Where do we stand today? According to the Maine Department of Education’s Web site, 48 percent of school units are not in compliance with the law!
This is shocking when you consider that many school units were effectively exempted from the law because they had large enough student populations before the consolidation mandate. This is shocking when you consider how hard good people have worked statewide to try to come into compliance. This happened because many communities found that not only would consolidation not save them money, it would cost them money. They were better off suffering the penalties.
I personally worked with several units that submitted consolidation plans showing no savings and even cost increases after “leveling up” labor contracts and other cost factors. The Department rejected these plans because the law required that the plan had to show cost savings. When the writers of the plans called DOE to ask for guidance they were told simply to show the avoided penalties as cost savings! This happened repeatedly. Can you imagine: the only “savings” for many units was the avoidance of government imposed penalties?
If there is anything that more clearly shows the irrationality of this law I don’t know what it is.
The state is standing ready to impose $5.8 million in forfeitures of GPA to the noncompliant units, representing 30,865 students or 16.19 percent of all children attending Maine public schools. How does this financial punishment for the votes of their communities advance the law’s stated goal of assuring an equitable educational opportunity for all students? These are largely students from small school units, units that often bear a heavy burden in trying to provide a quality education to small populations. This financial punishment will hardly help.

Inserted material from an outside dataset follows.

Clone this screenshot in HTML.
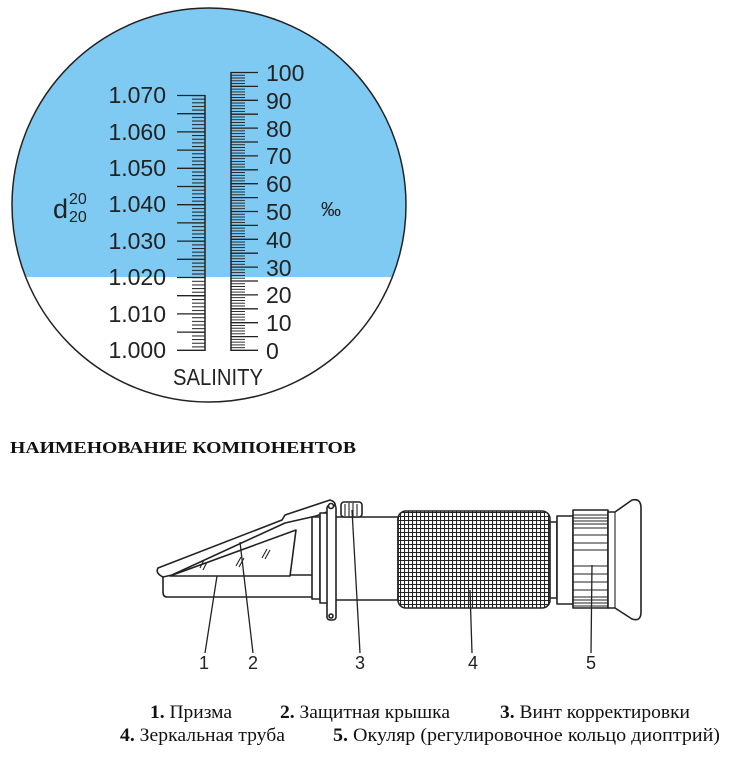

The imposition of these penalties is also working to enhance disparities between urban and rural schools, and the invidious “North/South” conflict people identify in our state. Is that what we want to achieve with consolidation?
The first penalty in the law for noncompliant units is the halving of their subsidy for administration from $210 per student to $105 per student. This is without any foundation in facts or any actual analysis of what the impact of consolidation or non-consolidation will be on those costs. The statute assumes it costs the same for administration in all units, belying the theory behind the law that consolidation will reduce costs, and then imposes this arbitrary penalty. In a unit with 600 students, for example, this is a penalty of $63,000, the cost of perhaps one or two teachers. Is this rational? Is this fair? Does it promote equality of educational opportunities?
The second major penalty in the law is the 2 percent tax rate increase for the non compliant units, upping their expected mill rate for education from a projected 6.55 to 6.68. In a town with $100 million valuation this amounts to an annual $13,000 increase in local taxes. Does that achieve “a greater uniformity of tax rates for the support of schools”?
Hardly. In fact it is probably unconstitutional.
Forced consolidation was an answer looking for a question. If the state had scare resources and could not fund the 55 percent promise, it should have said so honestly and left the solutions to the local level. Existing laws for school administrative districts, school unions, and interlocal cooperation to share services or purchasing would have been available to do what needed to be done. But the planning would have reflected decisions at the lowest levels where the stakeholders had the most direct voice. It is not too late to make a course correction, repeal the consolidation laws, and allow the people to decide.
Bryan M. Dench is an attorney with Skelton, Tainter and Abbott in Auburn.